In order to make nice, light cakes without soda or baking- . powder, more pains must be taken, and the recipes carefully followed. All material must be ready to add, the flour and sugar sifted, the eggs broken and separated, if they are to be beaten separately, the seasoning and shortening all ready to put in, and the cake tins and oven ready. Then much depends upon the beating of the eggs. The cakes are raised by the expansion of the air bubbles that are beaten into the eggs; it is therefore necessary that as much air as possible be beaten in and retained. After adding the whites and yolks, they should not be beaten or stirred, but folded in, and especially after the flour is added, they should be worked as little as possible or the cake will be tough and heavy. A great deal depends upon the baking; if the oven is too hot, the cake will crust over before it has time to rise; if it is too cool, the air will escape before the heat is sufficient to expand it, and in either case it causes a failure. A moderate and even temperature is what is needed. The cooling also has something to do with its being a success. Sometimes they look nice and light when removed from the oven, and then begin to fall. The best remedy for this is to bake in the Misses Lisk's baking tins. They do not need oiling; when the cake is done, turn it bottom side up on the legs of the tin until it is cold. If these tins can not be had, bake in a common bake tin, lined with oiled paper. When done, cover the top with a paper or napkin to prevent its cooling too fast.

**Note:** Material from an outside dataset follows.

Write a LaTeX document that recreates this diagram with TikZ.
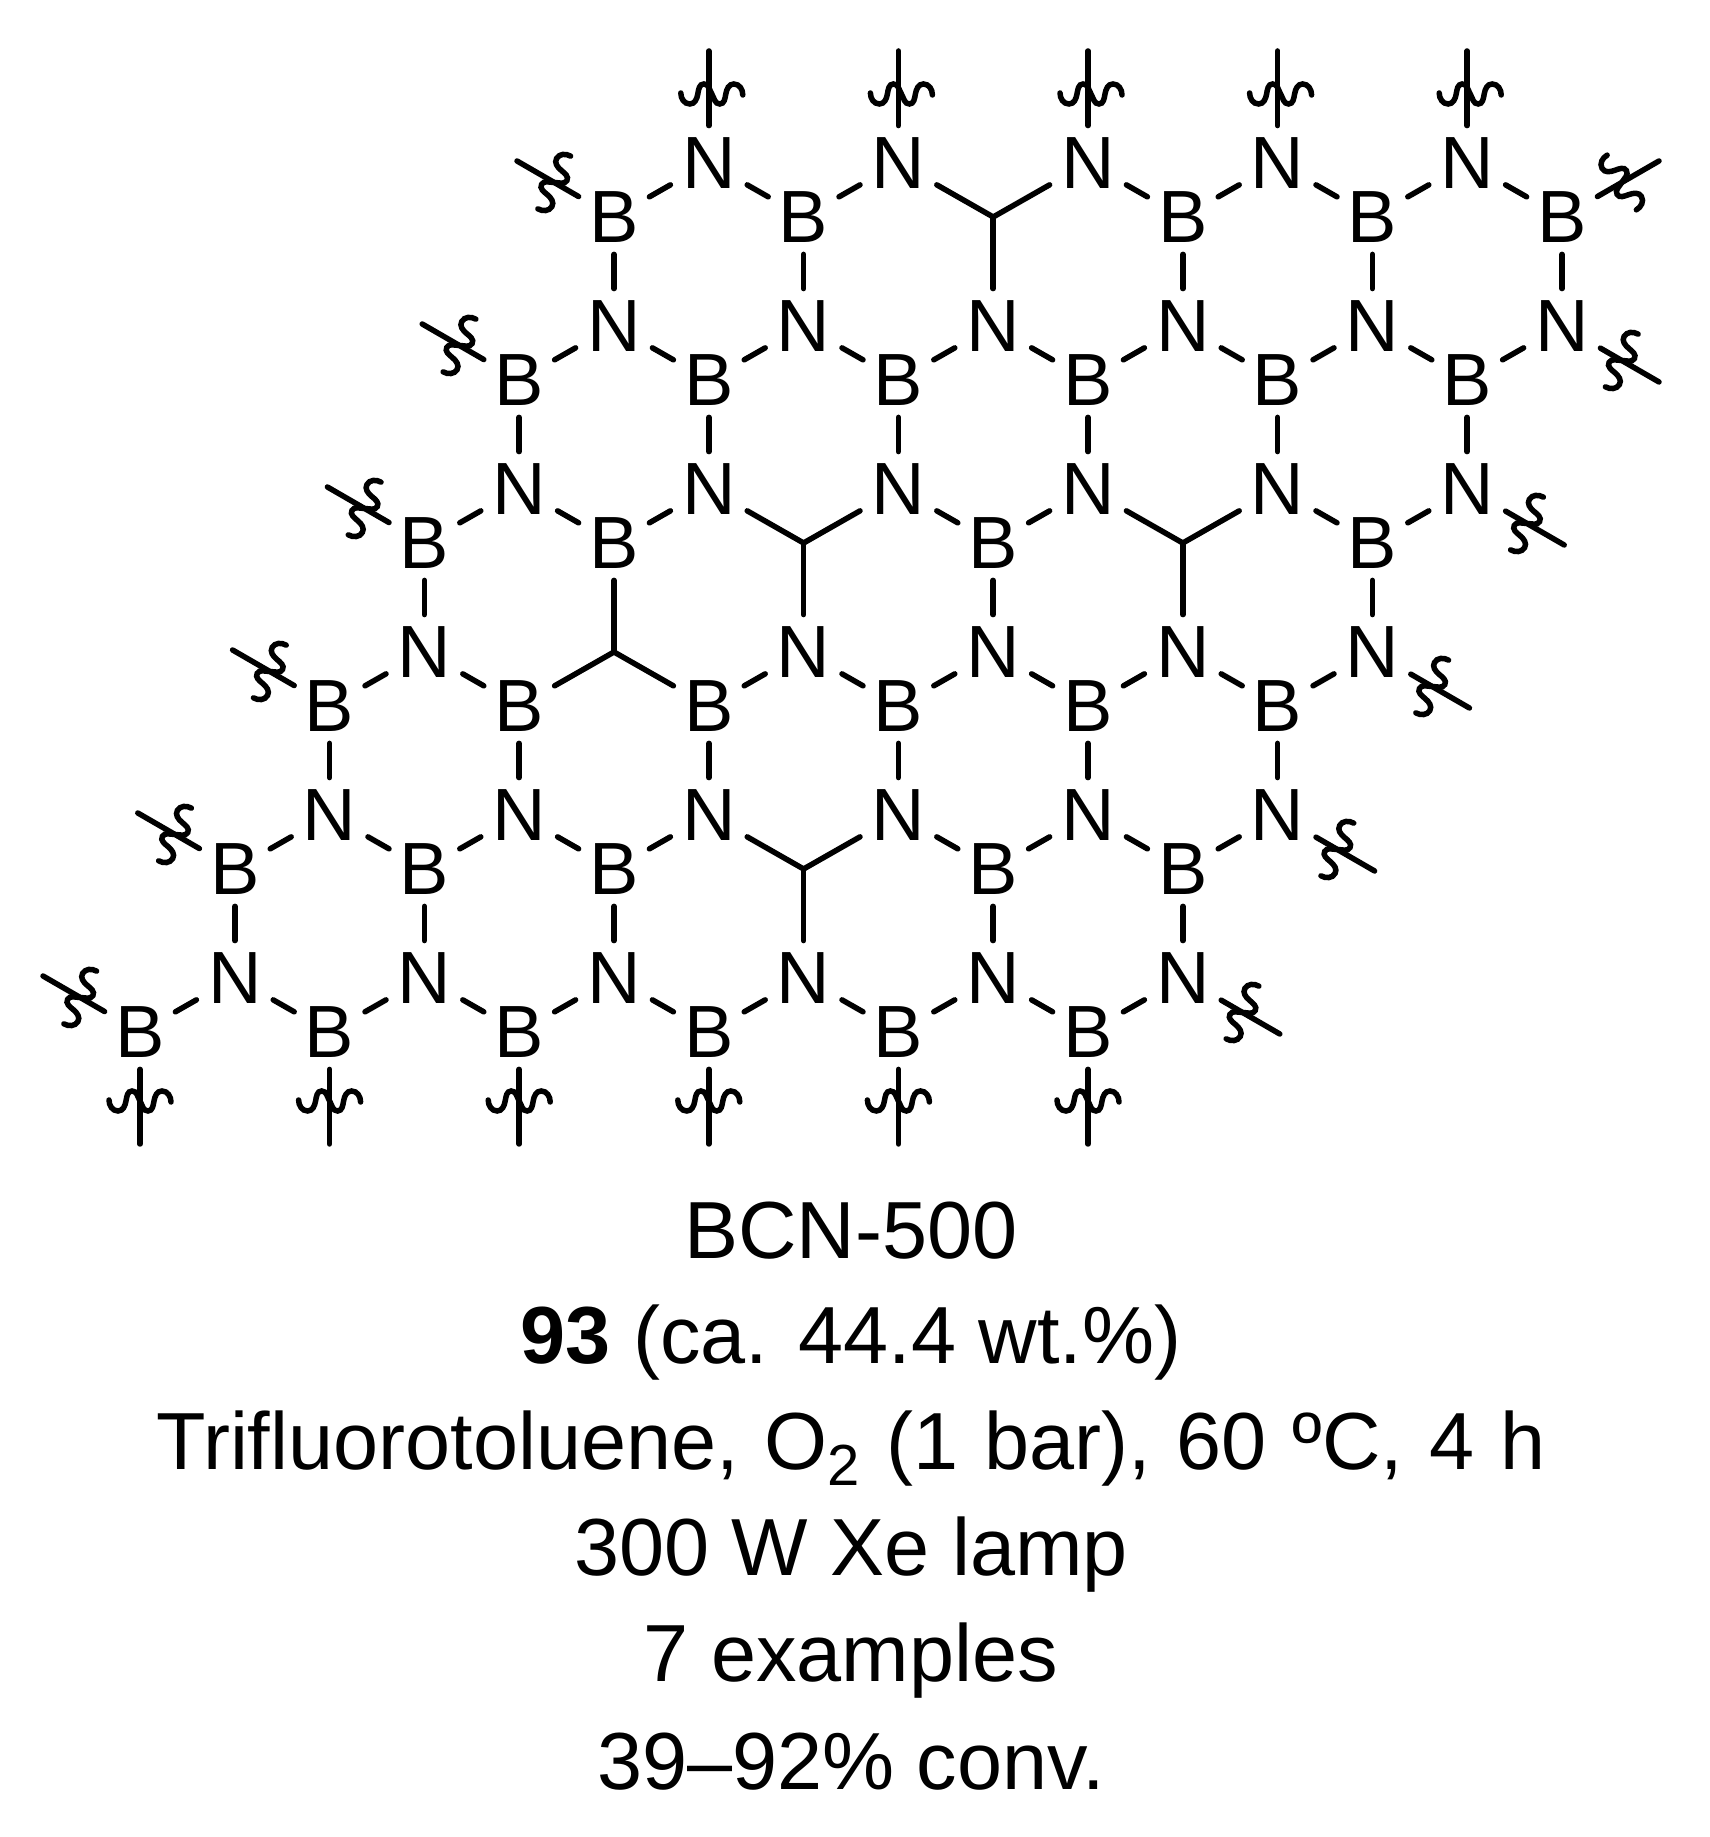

The flour for cake making should be granular ground; spring wheat is the best, although all kinds can be used, but will not be so light. Gluten can be used instead of flour, but requires only two thirds as much.

Granulated sugar is the best for cake making, and should be of fine granules. The coarse granulated sugar will not make a light cake.

None need fear that they will not succeed, for perseverance will win the race. If the first cake is not so very light, the next one will be better; for experience will help to make it faster, and rapidity is the most essential thing in making unleavened cakes.